1º - A reclamação à relação de bens apresentada pelo recorrido é de 3 de maio de 2023;

2º - Em 12/01/2017 o recorrido foi notificado da Relação de Bens junta ao processo nº ... que corria termos no Cartório Notarial da Drª EE e não deduziu qualquer reclamação que contemplasse o teor da reclamação de 3 de maio de 2023;

3º - Ao presente inventario a Lei 117/2019, é aqui aplicável por força do disposto no a rtº 11º, do citado diploma e que textualmente refere no seu artº 1104,1,b)

1-Os interessados diretos na partilha e o Ministério Público, quando tenham intervenção principal, podem, no prazo de 30 dias a contar da sua citação: d) Apresentar reclamação à relação de bens”.

4º - O recorrido apresentou a reclamação em 3 de Maio de 2023, quando há muito tinha precludido o seu direito.

5º - No atual regime do processo de Inventário passou a vigorar o princípio da concentração, o princípio da preclusão dos atos respeitantes a cada fase processual, e o princípio de auto-responsabilidade das partes na gestão do processo, tudo como forma de potenciar a celeridade e a eficácia da tramitação.

6º - Assim, decorrido o prazo de 30 dias previsto no art. 1104.º, nº 1 do CPC, fica precludida a possibilidade de apresentar reclamação contra a relação de bens.

7º - Esta disposição em nada contende com os direitos de qualquer herdeiro poder solicitar a partilha adicional de bens não contemplados na Relação de Bens.

8º - Admitindo-se a reclamação à relação de bens para além do prazo de 30 dias abrir-se-á um precedente para poder eternizar a resolução da partilha com sucessivas reclamações;

9º - A verba de 3.672,62€ referente à conta bancária n.º ... domiciliada no Banco 1... já foi relacionada sob a verba nº 4 da Relação de Bens pelo que não deve ser aditada.

10º - O douto despacho recorrido que decidiu pela tempestividade da reclamação de 3/05/2023, violou ou, pelo menos, fez incorreta aplicação e interpretação do disposto nos a artºsº 11º, e 1.104º, 1, d) da Lei 117/2019.

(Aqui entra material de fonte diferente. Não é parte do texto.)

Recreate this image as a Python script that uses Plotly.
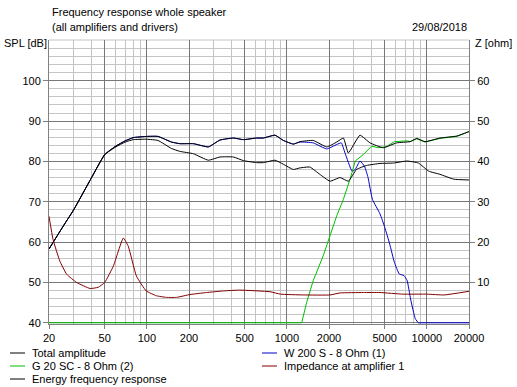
import plotly.graph_objects as go

# ---------------- data ----------------
freq_total = [20, 25, 30, 40, 50, 60, 70, 80, 100, 120, 150, 172, 215, 275, 333, 415, 489, 608, 679,
              823, 944, 1112, 1242, 1541, 1927, 2271, 2534, 2749, 3329, 3925, 4886, 6083, 7583, 8470,
              9700, 12420, 16400, 20000]
spl_total = [58.3, 63.7, 68.0, 75.8, 81.7, 83.8, 85.1, 85.9, 86.2, 86.2, 84.8, 84.4, 84.4, 83.6, 85.3,
             85.8, 85.4, 85.8, 85.8, 86.5, 85.2, 84.3, 84.9, 85.2, 83.6, 84.8, 85.8, 82.1, 86.5, 84.6,
             83.4, 84.6, 84.9, 85.7, 84.9, 85.8, 86.3, 87.4]

freq_efr = [20, 25, 30, 40, 50, 60, 70, 80, 100, 120, 150, 172, 215, 275, 333, 415, 489, 608, 679, 823,
            944, 1112, 1242, 1460, 1720, 2033, 2398, 2749, 3145, 3713, 4628, 5770, 7200, 8710, 10300,
            12420, 15570, 20000]
spl_efr = [58.3, 63.7, 68.0, 75.8, 81.7, 83.6, 84.8, 85.4, 85.5, 85.2, 83.2, 82.5, 81.9, 80.3, 81.1,
           81.1, 80.2, 79.7, 79.7, 80.3, 79.3, 78.0, 78.4, 78.6, 76.8, 75.1, 76.0, 75.1, 78.0, 79.0,
           79.5, 79.6, 80.1, 79.6, 77.6, 76.8, 75.6, 75.4]

freq_woofer = [20, 25, 30, 40, 50, 60, 70, 80, 100, 120, 150, 172, 215, 275, 333, 415, 489, 608, 679,
               823, 944, 1112, 1242, 1541, 1927, 2271, 2450, 2602, 2920, 3079, 3329, 3587, 3801, 4086,
               4628, 5010, 5430, 5860, 6350, 6870, 7240, 7650, 8270, 8710, 9200, 10000, 12000, 16000,
               20000]
spl_woofer = [58.3, 63.7, 68.0, 75.8, 81.7, 83.8, 85.1, 85.9, 86.2, 86.2, 84.8, 84.4, 84.4, 83.6, 85.3,
              85.8, 85.4, 85.8, 85.8, 86.5, 85.2, 84.3, 84.8, 84.6, 83.1, 84.2, 84.6, 82.1, 77.6, 78.0,
              80.1, 78.8, 76.0, 70.6, 67.0, 63.6, 59.5, 55.0, 52.1, 51.7, 50.4, 45.9, 41.0, 40.0, 40.0,
              40.0, 40.0, 40.0, 40.0]

freq_tweeter = [20, 1277, 1386, 1541, 1818, 2033, 2271, 2534, 2840, 3079, 3515, 4035, 4480, 5100, 5860,
                7200, 7583, 8470, 9700, 12420, 16400, 20000]
spl_tweeter = [40.0, 40.0, 45.1, 50.4, 56.6, 61.6, 66.5, 70.6, 75.8, 80.1, 81.7, 83.8, 83.4, 83.6, 84.9,
               85.1, 84.9, 85.6, 84.8, 85.7, 86.2, 87.4]

freq_imp = [20, 21.4, 23.9, 26.8, 31.5, 39.3, 44.9, 50, 57.7, 67.9, 73.6, 84.2, 99, 117, 138, 163, 203,
            267, 353, 461, 758, 900, 1320, 2033, 2400, 3515, 4628, 6760, 10000, 13300, 20000]
z_imp = [26.4, 20.6, 15.3, 12.0, 10.0, 8.5, 8.8, 10.0, 14.1, 21.0, 19.0, 11.6, 7.9, 6.7, 6.3, 6.3, 7.0,
         7.5, 7.9, 8.1, 7.7, 7.1, 6.9, 6.9, 7.4, 7.5, 7.5, 7.1, 7.1, 6.9, 7.8]

x_ticks = [20, 50, 100, 200, 500, 1000, 2000, 5000, 10000, 20000]
x_ticktext = ["20", "50", "100", "200", "500", "1000", "2000", "5000", "10000", "20000"]
x_minor = [30, 40, 60, 70, 80, 90, 300, 400, 600, 700, 800, 900, 3000, 4000, 6000, 7000, 8000, 9000]
spl_ticks = [40, 50, 60, 70, 80, 90, 100]
z_ticks = [10, 20, 30, 40, 50, 60]

names = ["Total amplitude", "G 20 SC - 8 Ohm (2)", "Energy frequency response",
         "W 200 S - 8 Ohm (1)", "Impedance at amplifier 1"]
colors = {"black": "#000000", "green": "#00c000", "blue": "#0000c8", "red": "#800000"}

# ---------------- layout geometry ----------------
W, H = 517, 387
L, R, T, B = 49, 48, 40, 63
PW, PH = W - L - R, H - T - B
FONT = "Liberation Sans, Arial, sans-serif"
FS = 11


def px(xp):
    return (xp - L) / PW


def py(yp):
    return (H - B - yp) / PH


def curve(col, sm=0.4):
    return dict(color=col, width=1, shape="spline", smoothing=sm)


fig = go.Figure()
fig.add_trace(go.Scatter(x=freq_woofer, y=spl_woofer, mode="lines", name=names[3],
                         line=curve(colors["blue"])))
fig.add_trace(go.Scatter(x=freq_tweeter, y=spl_tweeter, mode="lines", name=names[1],
                         line=dict(color=colors["green"], width=1)))
fig.add_trace(go.Scatter(x=freq_imp, y=z_imp, mode="lines", name=names[4], yaxis="y2",
                         line=curve(colors["red"])))
fig.add_trace(go.Scatter(x=freq_efr, y=spl_efr, mode="lines", name=names[2],
                         line=curve(colors["black"])))
fig.add_trace(go.Scatter(x=freq_total, y=spl_total, mode="lines", name=names[0],
                         line=curve(colors["black"])))

major_grid = "#787878"
minor_grid = "#c4c4c4"
axis_col = "#808080"

fig.update_layout(
    width=W, height=H,
    margin=dict(l=L, r=R, t=T, b=B),
    paper_bgcolor="white", plot_bgcolor="white",
    showlegend=False,
    hovermode=False,
    font=dict(family=FONT, size=FS, color="black"),
    xaxis=dict(type="log", range=[1.30103, 4.30103], tickmode="array", tickvals=x_ticks,
               ticktext=x_ticktext, showgrid=True, gridcolor=major_grid, gridwidth=1,
               ticks="outside", ticklen=4, tickcolor=axis_col, showline=True, linecolor=axis_col,
               linewidth=1, mirror=False, zeroline=False, layer="below traces",
               tickfont=dict(family=FONT, size=FS, color="black"),
               minor=dict(tickmode="array", tickvals=x_minor, showgrid=True, gridcolor=minor_grid,
                          ticks="")),
    yaxis=dict(range=[39.7, 110.1], tickmode="array", tickvals=spl_ticks, showgrid=True,
               gridcolor=major_grid, gridwidth=1, ticks="outside", ticklen=5, tickcolor=axis_col,
               showline=True, linecolor=axis_col, linewidth=1, zeroline=False, layer="below traces",
               tickfont=dict(family=FONT, size=FS, color="black"),
               minor=dict(dtick=2, tick0=40, showgrid=True, gridcolor=minor_grid, ticks="")),
    yaxis2=dict(range=[-0.3, 70.1], overlaying="y", side="right", tickmode="array", tickvals=z_ticks,
                showgrid=False, ticks="outside", ticklen=5, tickcolor=axis_col, showline=True,
                linecolor=axis_col, linewidth=1, zeroline=False, layer="below traces",
                tickfont=dict(family=FONT, size=FS, color="black")),
)

# top border line of the plot box
fig.add_shape(type="line", xref="paper", yref="paper", x0=0, x1=1, y0=1, y1=1,
              line=dict(color=minor_grid, width=1), layer="below")

# header texts
ann = []
ann.append(dict(text="Frequency response whole speaker", x=px(50), y=py(12), xanchor="left"))
ann.append(dict(text="(all amplifiers and drivers)", x=px(50), y=py(27), xanchor="left"))
ann.append(dict(text="29/08/2018", x=px(469), y=py(27), xanchor="right"))
ann.append(dict(text="SPL [dB]", x=px(2), y=py(43), xanchor="left"))
ann.append(dict(text="Z [ohm]", x=px(473), y=py(43), xanchor="left"))

# manual legend (two columns)
legend_items = [
    (names[0], colors["black"], 10, 353),
    (names[1], colors["green"], 10, 366),
    (names[2], colors["black"], 10, 379),
    (names[3], colors["blue"], 262, 353),
    (names[4], colors["red"], 262, 366),
]
for label, col, lx, ly in legend_items:
    fig.add_shape(type="line", xref="paper", yref="paper", x0=px(lx), x1=px(lx + 15),
                  y0=py(ly), y1=py(ly), line=dict(color=col, width=1))
    ann.append(dict(text=label, x=px(lx + 20), y=py(ly), xanchor="left"))

for a in ann:
    fig.add_annotation(xref="paper", yref="paper", showarrow=False, yanchor="middle",
                       font=dict(family=FONT, size=FS, color="black"), **a)

fig.write_html("out.html", config={"displayModeBar": False, "staticPlot": True},
               post_script="document.body.style.margin='0';document.body.style.overflow='hidden';")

Termos em que conclui pelo provimento do presente recurso, com a consequente revogação do despacho recorrido, devendo julgar-se intempestiva a reclamação deduzida, com as legais consequências. Caso assim se não entenda, pugna pela revogação parcial do despacho recorrido no que respeita à relacionação da quantia de €3.672,62, domiciliada no Banco 1..., uma vez que tal verba já faz parte da relação de bens.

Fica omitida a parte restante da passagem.